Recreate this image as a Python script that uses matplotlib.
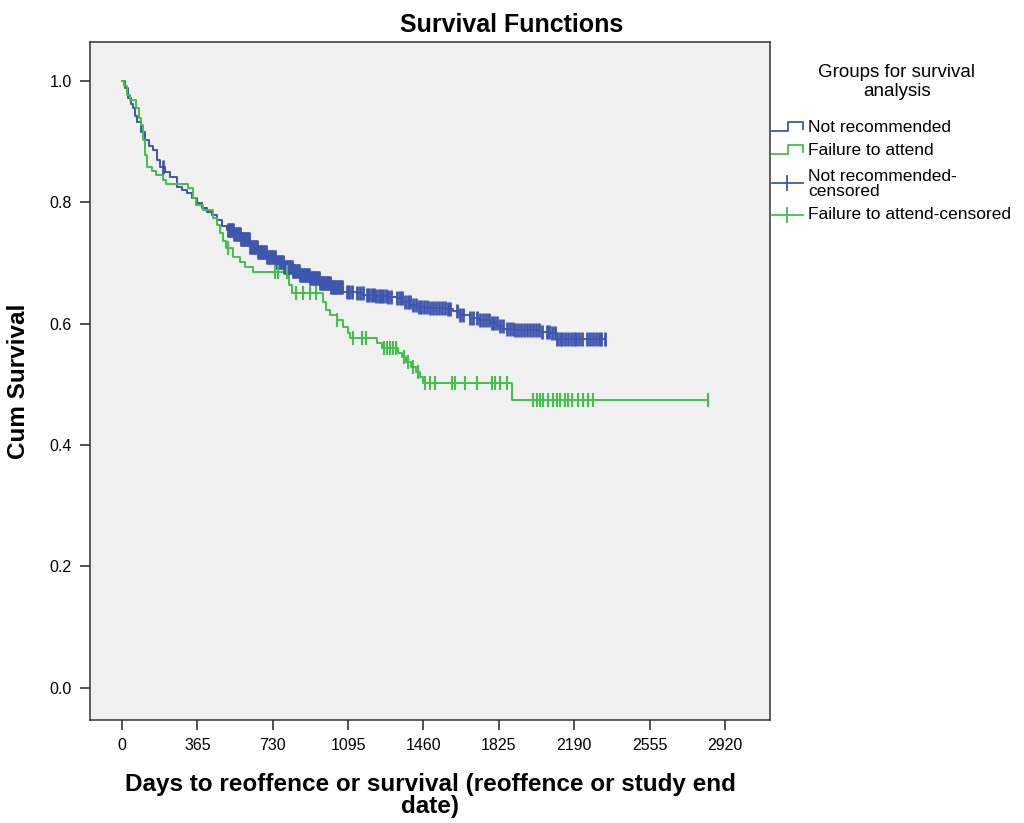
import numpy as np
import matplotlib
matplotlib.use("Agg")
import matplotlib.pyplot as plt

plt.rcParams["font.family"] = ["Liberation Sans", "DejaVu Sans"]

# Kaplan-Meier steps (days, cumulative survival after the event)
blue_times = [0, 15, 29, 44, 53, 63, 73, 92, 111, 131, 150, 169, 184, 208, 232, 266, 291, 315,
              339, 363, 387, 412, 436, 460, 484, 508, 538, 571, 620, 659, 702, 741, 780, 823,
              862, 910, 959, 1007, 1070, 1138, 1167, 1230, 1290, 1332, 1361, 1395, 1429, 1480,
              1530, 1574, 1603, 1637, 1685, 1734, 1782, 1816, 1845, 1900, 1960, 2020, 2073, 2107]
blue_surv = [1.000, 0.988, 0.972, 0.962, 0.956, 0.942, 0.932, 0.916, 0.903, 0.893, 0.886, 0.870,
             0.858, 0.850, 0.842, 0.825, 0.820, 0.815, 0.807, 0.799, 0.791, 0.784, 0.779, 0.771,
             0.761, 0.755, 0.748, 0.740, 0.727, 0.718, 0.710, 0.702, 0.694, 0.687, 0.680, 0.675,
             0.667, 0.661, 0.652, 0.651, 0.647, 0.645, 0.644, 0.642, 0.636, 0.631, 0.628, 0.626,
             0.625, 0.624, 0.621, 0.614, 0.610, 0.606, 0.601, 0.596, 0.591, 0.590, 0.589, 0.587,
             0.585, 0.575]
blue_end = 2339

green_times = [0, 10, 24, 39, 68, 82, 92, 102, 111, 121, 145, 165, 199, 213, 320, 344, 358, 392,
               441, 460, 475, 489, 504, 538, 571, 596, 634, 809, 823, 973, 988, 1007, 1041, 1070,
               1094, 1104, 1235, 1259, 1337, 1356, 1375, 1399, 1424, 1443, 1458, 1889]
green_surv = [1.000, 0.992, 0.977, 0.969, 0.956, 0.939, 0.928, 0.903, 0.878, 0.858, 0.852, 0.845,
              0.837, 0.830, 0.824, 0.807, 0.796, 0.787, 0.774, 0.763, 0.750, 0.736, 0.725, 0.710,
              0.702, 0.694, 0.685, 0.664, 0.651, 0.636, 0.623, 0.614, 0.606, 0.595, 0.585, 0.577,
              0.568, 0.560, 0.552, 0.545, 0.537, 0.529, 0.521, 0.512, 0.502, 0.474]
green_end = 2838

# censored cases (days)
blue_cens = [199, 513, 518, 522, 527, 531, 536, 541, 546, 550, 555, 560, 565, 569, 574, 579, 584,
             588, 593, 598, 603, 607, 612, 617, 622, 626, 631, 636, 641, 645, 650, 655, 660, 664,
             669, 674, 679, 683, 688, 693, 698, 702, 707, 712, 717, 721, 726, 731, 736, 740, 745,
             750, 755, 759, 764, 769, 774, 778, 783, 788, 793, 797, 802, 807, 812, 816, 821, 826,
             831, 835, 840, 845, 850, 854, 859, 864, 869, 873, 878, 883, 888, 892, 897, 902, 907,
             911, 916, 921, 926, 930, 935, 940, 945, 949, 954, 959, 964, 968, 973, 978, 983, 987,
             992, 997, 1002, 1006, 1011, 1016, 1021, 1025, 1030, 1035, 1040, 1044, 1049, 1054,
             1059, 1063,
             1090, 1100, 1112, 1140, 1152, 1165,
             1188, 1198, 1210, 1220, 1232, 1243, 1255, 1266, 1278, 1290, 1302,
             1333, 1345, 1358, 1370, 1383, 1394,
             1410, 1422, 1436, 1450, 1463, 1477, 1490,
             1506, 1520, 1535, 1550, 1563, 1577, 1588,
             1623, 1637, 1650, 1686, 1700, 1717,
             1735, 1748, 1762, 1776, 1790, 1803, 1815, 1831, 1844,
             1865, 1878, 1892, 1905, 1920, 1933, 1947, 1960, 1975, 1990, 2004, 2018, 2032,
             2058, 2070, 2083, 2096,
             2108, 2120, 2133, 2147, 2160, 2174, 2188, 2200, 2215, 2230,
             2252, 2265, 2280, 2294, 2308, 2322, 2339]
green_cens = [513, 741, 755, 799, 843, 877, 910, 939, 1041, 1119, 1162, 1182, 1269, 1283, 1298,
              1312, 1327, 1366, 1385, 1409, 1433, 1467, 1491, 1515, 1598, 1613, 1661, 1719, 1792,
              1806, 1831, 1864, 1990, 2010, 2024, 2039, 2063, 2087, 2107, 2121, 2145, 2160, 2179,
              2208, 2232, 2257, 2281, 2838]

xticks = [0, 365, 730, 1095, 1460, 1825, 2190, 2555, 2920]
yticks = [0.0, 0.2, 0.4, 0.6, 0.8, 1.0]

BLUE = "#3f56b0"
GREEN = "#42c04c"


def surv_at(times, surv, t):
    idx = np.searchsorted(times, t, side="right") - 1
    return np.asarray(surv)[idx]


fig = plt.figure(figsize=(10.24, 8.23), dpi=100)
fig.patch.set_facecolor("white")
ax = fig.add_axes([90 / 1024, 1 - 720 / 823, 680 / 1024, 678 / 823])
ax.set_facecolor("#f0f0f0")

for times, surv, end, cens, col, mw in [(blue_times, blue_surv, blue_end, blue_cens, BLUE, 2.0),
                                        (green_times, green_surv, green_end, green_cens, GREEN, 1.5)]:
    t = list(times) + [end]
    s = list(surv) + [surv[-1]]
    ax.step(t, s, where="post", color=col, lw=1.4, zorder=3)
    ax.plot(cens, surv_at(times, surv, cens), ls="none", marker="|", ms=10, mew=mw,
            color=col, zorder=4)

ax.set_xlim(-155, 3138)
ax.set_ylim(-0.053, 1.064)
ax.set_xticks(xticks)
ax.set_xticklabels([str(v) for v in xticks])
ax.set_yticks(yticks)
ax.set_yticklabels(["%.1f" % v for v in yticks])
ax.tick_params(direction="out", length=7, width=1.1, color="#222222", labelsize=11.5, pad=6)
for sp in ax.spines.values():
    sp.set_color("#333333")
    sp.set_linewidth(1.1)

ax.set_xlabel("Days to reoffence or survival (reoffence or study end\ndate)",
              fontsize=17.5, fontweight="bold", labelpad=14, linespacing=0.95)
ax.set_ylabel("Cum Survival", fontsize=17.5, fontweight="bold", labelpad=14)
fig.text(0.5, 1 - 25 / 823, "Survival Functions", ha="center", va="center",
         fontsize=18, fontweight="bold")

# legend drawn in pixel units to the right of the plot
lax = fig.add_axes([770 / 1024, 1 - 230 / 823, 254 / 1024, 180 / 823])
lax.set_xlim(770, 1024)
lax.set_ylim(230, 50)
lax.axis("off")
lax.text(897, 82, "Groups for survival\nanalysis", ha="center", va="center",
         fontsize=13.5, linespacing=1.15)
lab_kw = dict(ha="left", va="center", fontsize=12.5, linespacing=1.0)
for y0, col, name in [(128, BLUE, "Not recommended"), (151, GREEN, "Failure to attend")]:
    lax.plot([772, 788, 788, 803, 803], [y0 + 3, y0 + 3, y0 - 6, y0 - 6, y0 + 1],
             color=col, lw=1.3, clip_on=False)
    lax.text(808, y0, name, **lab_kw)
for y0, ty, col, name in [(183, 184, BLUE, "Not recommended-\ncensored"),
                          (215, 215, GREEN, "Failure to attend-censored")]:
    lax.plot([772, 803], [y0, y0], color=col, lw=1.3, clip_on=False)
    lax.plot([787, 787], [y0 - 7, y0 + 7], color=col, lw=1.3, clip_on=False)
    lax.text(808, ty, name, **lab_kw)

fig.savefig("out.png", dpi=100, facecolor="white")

→ **Instructions to follow**
Everything from the top line of the data down to and including the line with "blue_end = 2339" is to be copied, except the pictures.

→ **Task result**
Recreate this image as a Python script that uses matplotlib.
import numpy as np
import matplotlib
matplotlib.use("Agg")
import matplotlib.pyplot as plt

plt.rcParams["font.family"] = ["Liberation Sans", "DejaVu Sans"]

# Kaplan-Meier steps (days, cumulative survival after the event)
blue_times = [0, 15, 29, 44, 53, 63, 73, 92, 111, 131, 150, 169, 184, 208, 232, 266, 291, 315,
              339, 363, 387, 412, 436, 460, 484, 508, 538, 571, 620, 659, 702, 741, 780, 823,
              862, 910, 959, 1007, 1070, 1138, 1167, 1230, 1290, 1332, 1361, 1395, 1429, 1480,
              1530, 1574, 1603, 1637, 1685, 1734, 1782, 1816, 1845, 1900, 1960, 2020, 2073, 2107]
blue_surv = [1.000, 0.988, 0.972, 0.962, 0.956, 0.942, 0.932, 0.916, 0.903, 0.893, 0.886, 0.870,
             0.858, 0.850, 0.842, 0.825, 0.820, 0.815, 0.807, 0.799, 0.791, 0.784, 0.779, 0.771,
             0.761, 0.755, 0.748, 0.740, 0.727, 0.718, 0.710, 0.702, 0.694, 0.687, 0.680, 0.675,
             0.667, 0.661, 0.652, 0.651, 0.647, 0.645, 0.644, 0.642, 0.636, 0.631, 0.628, 0.626,
             0.625, 0.624, 0.621, 0.614, 0.610, 0.606, 0.601, 0.596, 0.591, 0.590, 0.589, 0.587,
             0.585, 0.575]
blue_end = 2339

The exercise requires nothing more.